* **DATA EXTRACT**

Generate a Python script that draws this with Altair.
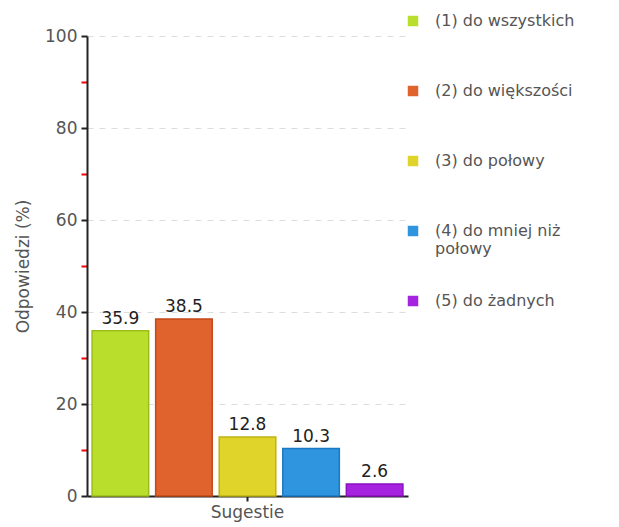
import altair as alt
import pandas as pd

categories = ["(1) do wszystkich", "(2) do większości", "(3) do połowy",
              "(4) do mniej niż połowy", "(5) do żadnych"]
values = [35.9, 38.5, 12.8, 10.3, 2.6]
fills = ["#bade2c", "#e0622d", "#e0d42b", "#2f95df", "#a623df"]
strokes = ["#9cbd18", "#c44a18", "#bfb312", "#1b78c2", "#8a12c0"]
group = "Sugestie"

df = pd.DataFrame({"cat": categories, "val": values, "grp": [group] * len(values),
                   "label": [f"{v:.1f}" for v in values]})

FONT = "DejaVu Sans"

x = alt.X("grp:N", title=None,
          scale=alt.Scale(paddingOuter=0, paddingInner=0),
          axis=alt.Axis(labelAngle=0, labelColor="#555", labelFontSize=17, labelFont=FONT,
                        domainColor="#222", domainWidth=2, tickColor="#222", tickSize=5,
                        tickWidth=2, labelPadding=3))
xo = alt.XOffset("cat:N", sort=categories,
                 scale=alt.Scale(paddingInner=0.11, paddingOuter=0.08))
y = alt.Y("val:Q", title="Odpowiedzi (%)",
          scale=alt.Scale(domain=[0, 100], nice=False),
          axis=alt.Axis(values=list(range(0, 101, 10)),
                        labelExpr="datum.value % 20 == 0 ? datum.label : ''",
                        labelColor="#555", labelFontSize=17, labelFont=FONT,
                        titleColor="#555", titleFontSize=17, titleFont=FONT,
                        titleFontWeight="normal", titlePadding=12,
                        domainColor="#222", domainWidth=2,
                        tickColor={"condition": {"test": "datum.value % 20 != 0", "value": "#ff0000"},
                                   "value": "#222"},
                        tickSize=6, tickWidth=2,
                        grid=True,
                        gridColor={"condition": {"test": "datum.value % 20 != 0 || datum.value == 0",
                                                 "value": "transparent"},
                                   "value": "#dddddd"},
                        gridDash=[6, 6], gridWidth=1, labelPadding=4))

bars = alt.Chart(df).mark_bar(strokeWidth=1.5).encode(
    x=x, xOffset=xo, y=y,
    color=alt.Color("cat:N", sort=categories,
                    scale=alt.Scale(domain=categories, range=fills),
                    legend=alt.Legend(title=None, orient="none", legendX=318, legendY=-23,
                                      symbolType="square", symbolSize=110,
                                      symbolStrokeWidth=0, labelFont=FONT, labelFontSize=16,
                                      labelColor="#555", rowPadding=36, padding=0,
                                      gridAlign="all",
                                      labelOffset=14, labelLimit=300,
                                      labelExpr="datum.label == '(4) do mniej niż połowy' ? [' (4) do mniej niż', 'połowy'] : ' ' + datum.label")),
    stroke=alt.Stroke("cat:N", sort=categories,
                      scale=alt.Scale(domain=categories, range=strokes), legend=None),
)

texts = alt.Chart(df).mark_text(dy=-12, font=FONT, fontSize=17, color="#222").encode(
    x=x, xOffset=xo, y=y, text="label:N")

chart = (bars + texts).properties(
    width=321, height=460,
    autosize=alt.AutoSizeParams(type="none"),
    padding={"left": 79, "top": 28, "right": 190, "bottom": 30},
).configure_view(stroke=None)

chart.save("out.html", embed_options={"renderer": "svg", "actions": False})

* **GOAL**
All of the data needs repeating exactly, but the pictures do not.

* **WRITTEN SOLUTION**
Generate a Python script that draws this with Altair.
import altair as alt
import pandas as pd

categories = ["(1) do wszystkich", "(2) do większości", "(3) do połowy",
              "(4) do mniej niż połowy", "(5) do żadnych"]
values = [35.9, 38.5, 12.8, 10.3, 2.6]
fills = ["#bade2c", "#e0622d", "#e0d42b", "#2f95df", "#a623df"]
strokes = ["#9cbd18", "#c44a18", "#bfb312", "#1b78c2", "#8a12c0"]
group = "Sugestie"

df = pd.DataFrame({"cat": categories, "val": values, "grp": [group] * len(values),
                   "label": [f"{v:.1f}" for v in values]})

FONT = "DejaVu Sans"

x = alt.X("grp:N", title=None,
          scale=alt.Scale(paddingOuter=0, paddingInner=0),
          axis=alt.Axis(labelAngle=0, labelColor="#555", labelFontSize=17, labelFont=FONT,
                        domainColor="#222", domainWidth=2, tickColor="#222", tickSize=5,
                        tickWidth=2, labelPadding=3))
xo = alt.XOffset("cat:N", sort=categories,
                 scale=alt.Scale(paddingInner=0.11, paddingOuter=0.08))
y = alt.Y("val:Q", title="Odpowiedzi (%)",
          scale=alt.Scale(domain=[0, 100], nice=False),
          axis=alt.Axis(values=list(range(0, 101, 10)),
                        labelExpr="datum.value % 20 == 0 ? datum.label : ''",
                        labelColor="#555", labelFontSize=17, labelFont=FONT,
                        titleColor="#555", titleFontSize=17, titleFont=FONT,
                        titleFontWeight="normal", titlePadding=12,
                        domainColor="#222", domainWidth=2,
                        tickColor={"condition": {"test": "datum.value % 20 != 0", "value": "#ff0000"},
                                   "value": "#222"},
                        tickSize=6, tickWidth=2,
                        grid=True,
                        gridColor={"condition": {"test": "datum.value % 20 != 0 || datum.value == 0",
                                                 "value": "transparent"},
                                   "value": "#dddddd"},
                        gridDash=[6, 6], gridWidth=1, labelPadding=4))

bars = alt.Chart(df).mark_bar(strokeWidth=1.5).encode(
    x=x, xOffset=xo, y=y,
    color=alt.Color("cat:N", sort=categories,
                    scale=alt.Scale(domain=categories, range=fills),
                    legend=alt.Legend(title=None, orient="none", legendX=318, legendY=-23,
                                      symbolType="square", symbolSize=110,
                                      symbolStrokeWidth=0, labelFont=FONT, labelFontSize=16,
                                      labelColor="#555", rowPadding=36, padding=0,
                                      gridAlign="all",
                                      labelOffset=14, labelLimit=300,
                                      labelExpr="datum.label == '(4) do mniej niż połowy' ? [' (4) do mniej niż', 'połowy'] : ' ' + datum.label")),
    stroke=alt.Stroke("cat:N", sort=categories,
                      scale=alt.Scale(domain=categories, range=strokes), legend=None),
)

texts = alt.Chart(df).mark_text(dy=-12, font=FONT, fontSize=17, color="#222").encode(
    x=x, xOffset=xo, y=y, text="label:N")

chart = (bars + texts).properties(
    width=321, height=460,
    autosize=alt.AutoSizeParams(type="none"),
    padding={"left": 79, "top": 28, "right": 190, "bottom": 30},
).configure_view(stroke=None)

chart.save("out.html", embed_options={"renderer": "svg", "actions": False})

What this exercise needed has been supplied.